Stephen Canny: Why green hydrogen makes sense for Southland
Great South's Stephen Canny says jobs, skills and fuel independence are reasons to be excited about green hydrogen in Southland.
SHARE THIS ARTICLE:
Stephen Canny gives two big reasons he’s excited about the prospect of producing green hydrogen in Southland - new skills and jobs for the region, and valuable fuel independence for the country.
A boost for Southland
As General Manager of Strategic Projects for Great South, Canny has been aware of hydrogen’s potential for many years. He says there’s now growing support for hydrogen production in the region as a clean industry to replace the aluminium smelter at Tiwai Point which RioTinto expects to close at the end of 2024.
“The reality for Southland is that when Tiwai closes, a large block of energy becomes available. Using that energy to decarbonise the economy while creating a new one and keeping jobs is a no brainer.
“It's a highly technical industry which will bring and retain superb skills in the South, and also well paying jobs which are desirable for the region,” Canny says.
Alongside job creation, Canny says building national-level infrastructure to support a hydrogen economy will create significant economic activity over the medium-term, and benefit Kiwi companies developing new intellectual property around hydrogen production.
Canny sees significant future risks for New Zealand in fuel distribution unless the country finds an alternative to power its heavy transport and industrial sectors.
“The reality is that we have declining gas reserves, we have no diesel production or refining capability. We’re also at the end of the supply chain for fossil fuels, and investment in oil exploration and refining is declining all over the globe.
“Fuel independence is a rare commodity, so being able to determine our own future with green hydrogen and set our own price for that future would be a wonderful thing,” Canny says.
Canny believes that within five to 10 years, hydrogen powered heavy transport will be commonplace in New Zealand.

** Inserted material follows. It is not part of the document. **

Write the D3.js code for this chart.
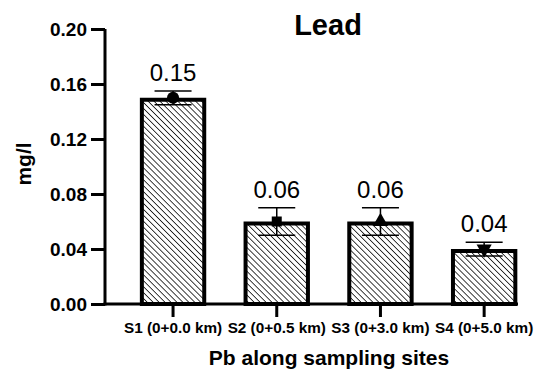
<!DOCTYPE html>
<html>
<head>
<meta charset="utf-8">
<script src="https://d3js.org/d3.v7.min.js"></script>
<style>
  body { margin: 0; background: #fff; }
  text { font-family: "Liberation Sans", Arial, sans-serif; fill: #000; }
</style>
</head>
<body>
<svg width="546" height="375"></svg>
<script>
const sites = ["S1 (0+0.0 km)", "S2 (0+0.5 km)", "S3 (0+3.0 km)", "S4 (0+5.0 km)"];
const means = [0.15, 0.06, 0.06, 0.04];
const errors = [0.005, 0.01, 0.01, 0.005];
const labels = ["0.15", "0.06", "0.06", "0.04"];
const markers = [d3.symbolCircle, d3.symbolSquare, d3.symbolTriangle, d3.symbolTriangle];
const yTicks = [0, 0.04, 0.08, 0.12, 0.16, 0.20];

var svg = d3.select("svg");

var defs = svg.append("defs");
var pat = defs.append("pattern")
  .attr("id", "hatch")
  .attr("patternUnits", "userSpaceOnUse")
  .attr("width", 4.2).attr("height", 4.2)
  .attr("patternTransform", "rotate(45)");
pat.append("rect").attr("width", 4.2).attr("height", 4.2).attr("fill", "#fff");
pat.append("line")
  .attr("x1", 0).attr("y1", 0).attr("x2", 4.2).attr("y2", 0)
  .attr("stroke", "#000").attr("stroke-width", 1.5);

var y = d3.scaleLinear().domain([0, 0.20]).range([304, 29]);
var x = d3.scaleBand().domain(sites).range([121.2, 536])
  .paddingInner(0.36).paddingOuter(0.18);

// bars
svg.selectAll(".bar")
  .data(sites)
  .enter().append("rect")
  .attr("x", function(d) { return x(d) + 2; })
  .attr("y", function(d, i) { return y(means[i]) + 2; })
  .attr("width", x.bandwidth() - 4)
  .attr("height", function(d, i) { return y(0) - y(means[i]) - 2; })
  .attr("fill", "url(#hatch)")
  .attr("stroke", "#000")
  .attr("stroke-width", 4);

// error bars + means
var capW = 37;
sites.forEach(function(s, i) {
  var cx = x(s) + x.bandwidth() / 2;
  var top = y(means[i] + errors[i]), bot = y(means[i] - errors[i]);
  var g = svg.append("g").attr("stroke", "#000").attr("stroke-width", 1.5);
  g.append("line").attr("x1", cx).attr("x2", cx).attr("y1", top).attr("y2", bot);
  g.append("line").attr("x1", cx - capW / 2).attr("x2", cx + capW / 2).attr("y1", top).attr("y2", top);
  g.append("line").attr("x1", cx - capW / 2).attr("x2", cx + capW / 2).attr("y1", bot).attr("y2", bot);
  var sym = d3.symbol().type(markers[i]).size(i === 0 ? 115 : 100);
  svg.append("path")
    .attr("d", sym())
    .attr("transform", "translate(" + cx + "," + y(means[i]) + ")" + (i === 3 ? " rotate(180)" : ""))
    .attr("fill", "#000");
  svg.append("text")
    .attr("x", cx).attr("y", top - 10)
    .attr("text-anchor", "middle")
    .style("font-size", "24px")
    .text(labels[i]);
});

// y axis
var yAxis = svg.append("g")
  .attr("transform", "translate(105,0)")
  .call(d3.axisLeft(y).tickValues(yTicks).tickFormat(d3.format(".2f")).tickSize(14).tickPadding(4));
yAxis.select(".domain").attr("stroke-width", 3).attr("d", "M0,29V305.5");
yAxis.selectAll(".tick line").attr("stroke-width", 3);
yAxis.selectAll(".tick text").style("font-size", "19px").style("font-weight", "bold");

// x axis
var xAxis = svg.append("g")
  .attr("transform", "translate(0,304)")
  .call(d3.axisBottom(x).tickSize(13).tickPadding(5));
xAxis.select(".domain").attr("stroke-width", 3).attr("d", "M103.5,0H518");
xAxis.selectAll(".tick line").attr("stroke-width", 3);
xAxis.selectAll(".tick text").style("font-size", "15.3px").style("font-weight", "bold");

// titles
svg.append("text")
  .attr("x", 328).attr("y", 35)
  .attr("text-anchor", "middle")
  .style("font-size", "29px").style("font-weight", "bold")
  .text("Lead");

svg.append("text")
  .attr("transform", "translate(31,164) rotate(-90)")
  .attr("text-anchor", "middle")
  .style("font-size", "21px").style("font-weight", "bold")
  .text("mg/l");

svg.append("text")
  .attr("x", 329).attr("y", 365)
  .attr("text-anchor", "middle")
  .style("font-size", "21px").style("font-weight", "bold")
  .text("Pb along sampling sites");
</script>
</body>
</html>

“Many heavy transport vehicle manufacturing companies are developing hydrogen fuel cell vehicles. There are some early movers that already have excellent options available. There’s billions of dollars being spent in this space in places like Germany, Korea, Japan, the US and Switzerland, they’re well advanced.”
"Having a resilient and future-proofed transport fuel sector is a powerful motivation to get this done."
Developing New Zealand’s hydrogen economy will require some offshore funding and technical input, but Canny also believes the country will rapidly build domestic capacity and capability.
“That’s normal for a small country embarking on a big technology shift. The challenge for New Zealand is that we have a short period of time to build the infrastructure for hydrogen, relative to conventional fuels which we built up over the last century.”
Despite New Zealand’s responsibility to decarbonise at home before helping to decarbonise other economies, Canny says that revenue raised from green hydrogen exports will be critical to building a viable domestic value chain.
“The prospect of using export driven investment to support the domestic network is a compelling argument. The cost of building our own capability is large, and the export potential creates a vehicle to enable further infrastructural investment here and in the fullness of time export fuel can be diverted back into the domestic market as global production grows.
“Having a resilient and future-proofed transport fuel sector is a powerful motivation to get this done. I personally think we’ve got a bright future ahead with green hydrogen production,” Canny says.